Count the lines containing "matplotlib". Give the number alone.

- **RECORD SET**:
— Begin —

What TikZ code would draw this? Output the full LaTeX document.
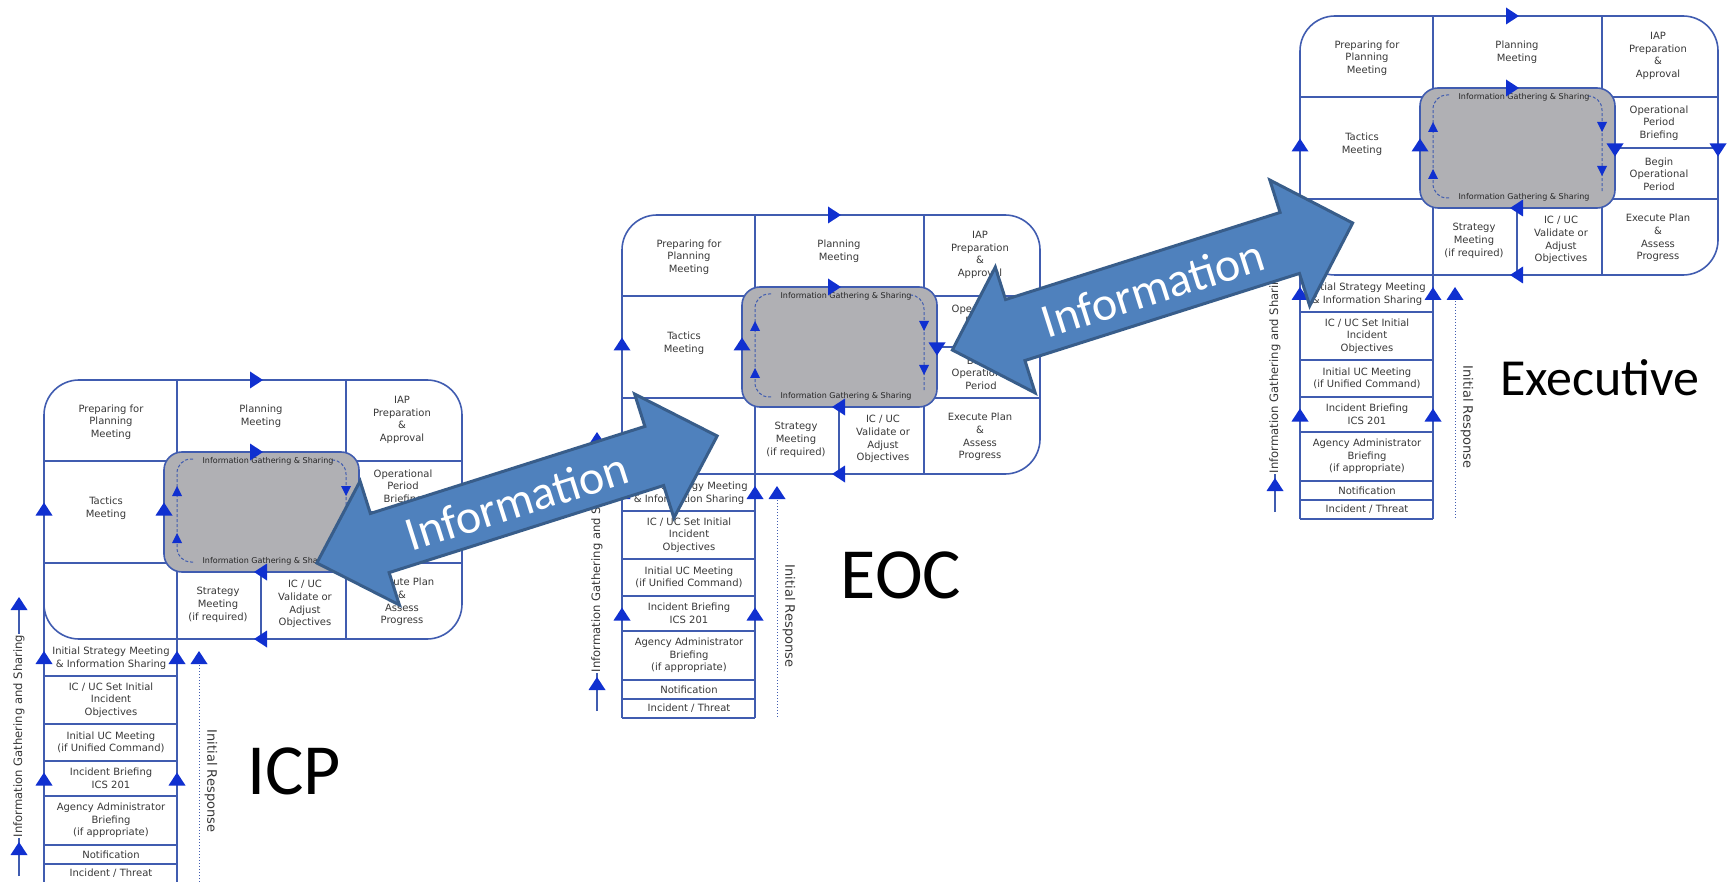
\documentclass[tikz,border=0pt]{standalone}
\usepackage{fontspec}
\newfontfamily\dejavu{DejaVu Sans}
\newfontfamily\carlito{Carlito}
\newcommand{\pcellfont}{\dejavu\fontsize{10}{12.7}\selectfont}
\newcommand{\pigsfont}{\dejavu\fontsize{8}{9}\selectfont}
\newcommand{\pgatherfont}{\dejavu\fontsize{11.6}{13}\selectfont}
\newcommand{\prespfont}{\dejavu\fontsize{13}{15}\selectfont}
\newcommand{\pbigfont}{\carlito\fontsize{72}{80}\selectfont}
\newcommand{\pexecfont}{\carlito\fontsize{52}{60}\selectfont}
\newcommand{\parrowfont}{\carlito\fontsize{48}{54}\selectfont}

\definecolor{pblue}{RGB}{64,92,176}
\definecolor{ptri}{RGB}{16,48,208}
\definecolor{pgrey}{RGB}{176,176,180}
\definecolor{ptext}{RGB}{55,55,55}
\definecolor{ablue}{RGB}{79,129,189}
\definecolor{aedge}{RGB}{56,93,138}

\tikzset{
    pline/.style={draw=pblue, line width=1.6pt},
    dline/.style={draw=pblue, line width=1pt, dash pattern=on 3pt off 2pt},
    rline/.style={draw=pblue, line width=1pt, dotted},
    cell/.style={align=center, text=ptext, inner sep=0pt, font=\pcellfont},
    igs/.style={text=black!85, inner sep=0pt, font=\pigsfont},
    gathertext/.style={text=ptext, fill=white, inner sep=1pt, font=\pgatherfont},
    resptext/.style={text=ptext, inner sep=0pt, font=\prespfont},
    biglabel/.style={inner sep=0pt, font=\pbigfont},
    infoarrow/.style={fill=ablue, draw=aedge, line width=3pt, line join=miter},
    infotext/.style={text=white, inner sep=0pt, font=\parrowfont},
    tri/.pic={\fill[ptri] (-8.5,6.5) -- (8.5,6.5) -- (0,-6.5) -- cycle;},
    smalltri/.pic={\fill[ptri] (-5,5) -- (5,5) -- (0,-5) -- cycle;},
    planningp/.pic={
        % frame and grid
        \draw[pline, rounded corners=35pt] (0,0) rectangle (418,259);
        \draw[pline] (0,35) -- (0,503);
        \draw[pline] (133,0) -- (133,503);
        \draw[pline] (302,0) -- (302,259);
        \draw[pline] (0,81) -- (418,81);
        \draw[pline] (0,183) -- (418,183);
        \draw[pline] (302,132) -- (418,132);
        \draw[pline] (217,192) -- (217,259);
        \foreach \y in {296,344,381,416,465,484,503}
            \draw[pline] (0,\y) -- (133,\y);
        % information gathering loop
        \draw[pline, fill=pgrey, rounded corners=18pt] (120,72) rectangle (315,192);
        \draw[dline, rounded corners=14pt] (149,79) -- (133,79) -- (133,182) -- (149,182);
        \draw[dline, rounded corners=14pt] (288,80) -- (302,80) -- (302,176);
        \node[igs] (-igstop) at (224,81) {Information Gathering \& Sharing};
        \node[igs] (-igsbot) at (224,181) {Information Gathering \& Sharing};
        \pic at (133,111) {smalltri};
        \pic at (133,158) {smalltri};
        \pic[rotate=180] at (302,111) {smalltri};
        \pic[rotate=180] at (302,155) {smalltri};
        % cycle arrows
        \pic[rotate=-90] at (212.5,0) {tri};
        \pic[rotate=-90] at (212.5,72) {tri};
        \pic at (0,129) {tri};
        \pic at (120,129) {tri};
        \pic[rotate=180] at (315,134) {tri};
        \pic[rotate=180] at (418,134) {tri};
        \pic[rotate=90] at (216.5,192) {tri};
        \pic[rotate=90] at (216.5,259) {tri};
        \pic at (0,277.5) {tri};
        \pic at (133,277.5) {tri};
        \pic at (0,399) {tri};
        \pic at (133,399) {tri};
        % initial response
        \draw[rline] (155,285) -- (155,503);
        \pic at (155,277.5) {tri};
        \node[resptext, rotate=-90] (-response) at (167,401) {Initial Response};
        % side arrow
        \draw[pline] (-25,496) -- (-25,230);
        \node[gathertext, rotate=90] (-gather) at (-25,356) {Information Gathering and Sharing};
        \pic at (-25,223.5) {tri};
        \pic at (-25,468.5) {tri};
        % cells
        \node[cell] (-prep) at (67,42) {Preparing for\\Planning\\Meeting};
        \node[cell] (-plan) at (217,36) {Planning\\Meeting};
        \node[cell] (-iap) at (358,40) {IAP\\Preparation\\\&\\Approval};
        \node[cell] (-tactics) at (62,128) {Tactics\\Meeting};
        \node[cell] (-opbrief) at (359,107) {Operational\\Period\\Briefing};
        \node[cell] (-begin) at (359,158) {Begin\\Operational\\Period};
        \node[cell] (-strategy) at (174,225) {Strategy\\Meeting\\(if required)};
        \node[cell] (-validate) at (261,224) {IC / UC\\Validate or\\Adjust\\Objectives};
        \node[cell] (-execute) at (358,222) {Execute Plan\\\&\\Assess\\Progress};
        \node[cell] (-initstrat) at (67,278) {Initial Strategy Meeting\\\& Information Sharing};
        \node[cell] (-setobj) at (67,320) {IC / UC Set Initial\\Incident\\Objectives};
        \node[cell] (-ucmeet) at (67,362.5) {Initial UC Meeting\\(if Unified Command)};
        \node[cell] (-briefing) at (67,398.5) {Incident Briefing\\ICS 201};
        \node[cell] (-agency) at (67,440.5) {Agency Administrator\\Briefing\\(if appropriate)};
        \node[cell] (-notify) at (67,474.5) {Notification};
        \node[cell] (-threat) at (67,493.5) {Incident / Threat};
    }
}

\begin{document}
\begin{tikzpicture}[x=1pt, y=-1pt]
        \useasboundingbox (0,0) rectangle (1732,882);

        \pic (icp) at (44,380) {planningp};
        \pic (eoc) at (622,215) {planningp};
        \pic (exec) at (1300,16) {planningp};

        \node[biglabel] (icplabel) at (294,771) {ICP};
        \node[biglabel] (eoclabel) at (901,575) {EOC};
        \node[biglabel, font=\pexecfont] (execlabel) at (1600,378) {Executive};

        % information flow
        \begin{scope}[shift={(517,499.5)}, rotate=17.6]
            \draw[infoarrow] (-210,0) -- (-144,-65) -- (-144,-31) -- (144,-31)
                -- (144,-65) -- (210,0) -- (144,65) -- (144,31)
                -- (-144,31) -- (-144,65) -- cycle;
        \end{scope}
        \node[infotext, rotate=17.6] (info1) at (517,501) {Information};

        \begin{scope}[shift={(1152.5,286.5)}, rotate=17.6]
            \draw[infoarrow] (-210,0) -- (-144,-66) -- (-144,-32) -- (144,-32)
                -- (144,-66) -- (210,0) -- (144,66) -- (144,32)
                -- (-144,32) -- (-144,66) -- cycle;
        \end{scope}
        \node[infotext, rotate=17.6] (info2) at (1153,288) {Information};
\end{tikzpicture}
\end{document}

— End —
— Begin —

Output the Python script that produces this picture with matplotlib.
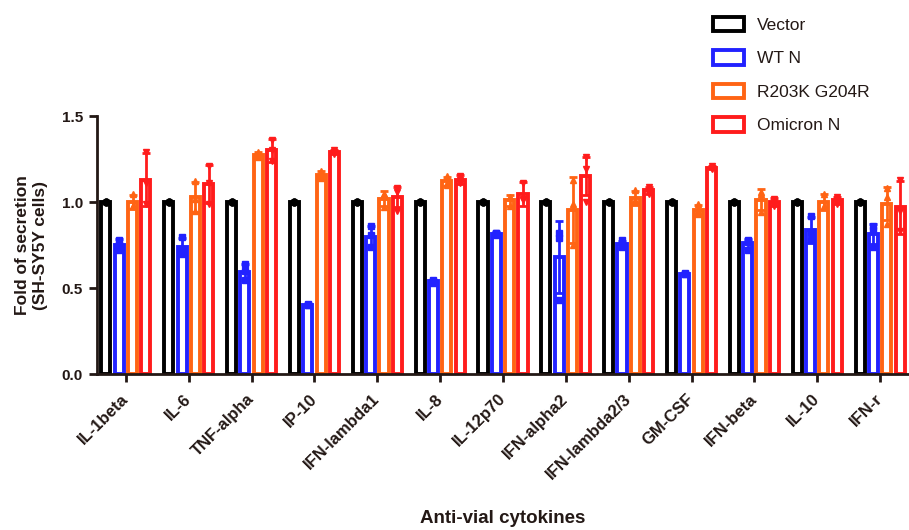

— End —
— Begin —

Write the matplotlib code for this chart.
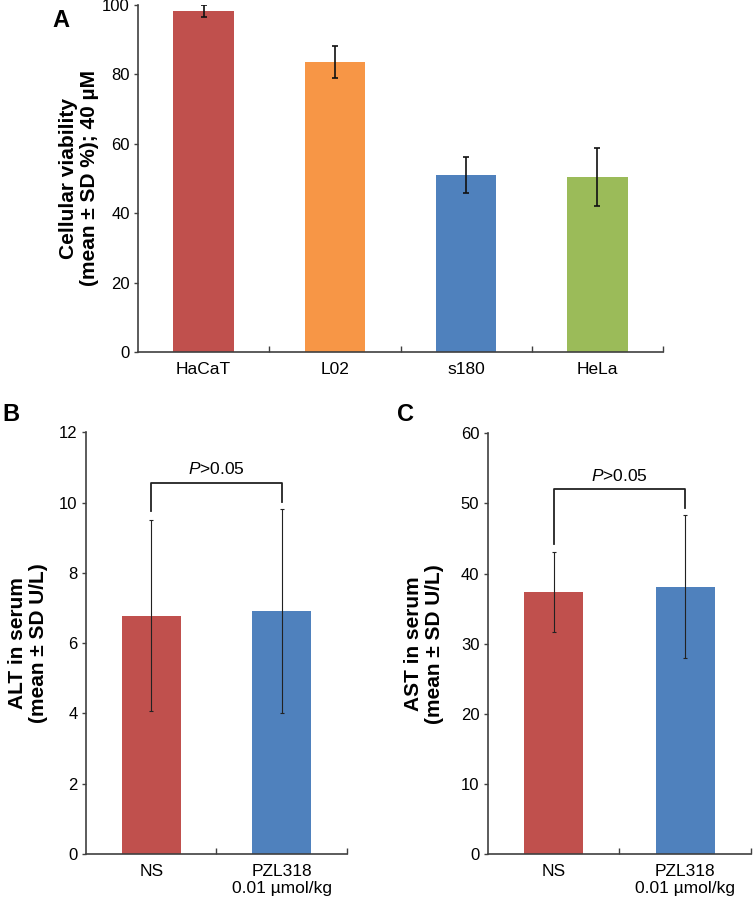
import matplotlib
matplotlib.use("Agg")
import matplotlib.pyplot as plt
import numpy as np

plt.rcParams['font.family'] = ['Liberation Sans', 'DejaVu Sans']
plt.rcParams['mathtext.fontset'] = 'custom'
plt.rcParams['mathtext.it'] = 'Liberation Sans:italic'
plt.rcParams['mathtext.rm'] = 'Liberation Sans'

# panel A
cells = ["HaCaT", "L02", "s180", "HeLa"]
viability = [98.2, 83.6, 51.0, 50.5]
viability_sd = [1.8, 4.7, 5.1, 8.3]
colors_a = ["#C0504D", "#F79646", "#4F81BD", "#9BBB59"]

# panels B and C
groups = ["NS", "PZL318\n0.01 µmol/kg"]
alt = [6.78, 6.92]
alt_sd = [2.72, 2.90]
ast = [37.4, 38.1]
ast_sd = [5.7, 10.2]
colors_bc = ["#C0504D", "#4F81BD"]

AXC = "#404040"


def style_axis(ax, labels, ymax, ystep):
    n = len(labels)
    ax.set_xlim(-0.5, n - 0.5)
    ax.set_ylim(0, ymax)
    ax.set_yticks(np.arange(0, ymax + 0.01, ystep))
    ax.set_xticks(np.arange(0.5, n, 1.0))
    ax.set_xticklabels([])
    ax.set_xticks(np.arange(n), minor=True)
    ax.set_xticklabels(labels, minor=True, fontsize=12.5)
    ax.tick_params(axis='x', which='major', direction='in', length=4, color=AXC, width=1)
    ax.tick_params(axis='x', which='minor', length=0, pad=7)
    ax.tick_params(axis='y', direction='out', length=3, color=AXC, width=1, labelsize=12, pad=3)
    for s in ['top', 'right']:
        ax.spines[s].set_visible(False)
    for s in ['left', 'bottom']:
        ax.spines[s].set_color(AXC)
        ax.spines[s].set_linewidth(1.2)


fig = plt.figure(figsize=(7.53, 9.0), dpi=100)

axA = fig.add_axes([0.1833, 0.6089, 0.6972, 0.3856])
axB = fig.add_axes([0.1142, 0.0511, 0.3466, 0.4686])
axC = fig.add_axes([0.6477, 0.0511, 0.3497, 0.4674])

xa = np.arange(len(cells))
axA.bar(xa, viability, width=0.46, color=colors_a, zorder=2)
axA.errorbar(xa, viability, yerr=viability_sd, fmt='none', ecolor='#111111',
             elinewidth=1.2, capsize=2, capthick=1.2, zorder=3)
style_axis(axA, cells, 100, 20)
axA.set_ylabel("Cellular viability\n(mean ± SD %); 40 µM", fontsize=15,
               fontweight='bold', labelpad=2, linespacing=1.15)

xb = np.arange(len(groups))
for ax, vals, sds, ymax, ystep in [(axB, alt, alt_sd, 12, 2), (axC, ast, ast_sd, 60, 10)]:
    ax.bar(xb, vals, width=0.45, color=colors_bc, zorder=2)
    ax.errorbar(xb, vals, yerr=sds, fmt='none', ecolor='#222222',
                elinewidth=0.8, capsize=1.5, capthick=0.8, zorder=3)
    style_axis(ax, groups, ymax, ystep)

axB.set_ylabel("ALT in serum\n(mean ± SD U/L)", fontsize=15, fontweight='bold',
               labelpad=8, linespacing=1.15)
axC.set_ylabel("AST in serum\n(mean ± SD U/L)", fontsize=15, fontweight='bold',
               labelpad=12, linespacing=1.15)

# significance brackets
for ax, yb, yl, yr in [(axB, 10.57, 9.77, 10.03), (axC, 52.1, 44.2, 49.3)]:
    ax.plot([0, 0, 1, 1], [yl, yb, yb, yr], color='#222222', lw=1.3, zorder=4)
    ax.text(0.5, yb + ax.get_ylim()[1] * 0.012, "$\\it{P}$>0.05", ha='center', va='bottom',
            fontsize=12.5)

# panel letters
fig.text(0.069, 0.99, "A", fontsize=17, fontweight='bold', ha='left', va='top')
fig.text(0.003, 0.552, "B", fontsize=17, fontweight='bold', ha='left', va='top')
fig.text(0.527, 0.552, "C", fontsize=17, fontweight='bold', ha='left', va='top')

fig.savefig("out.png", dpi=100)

— End —

- **TASK SOLUTION**:
5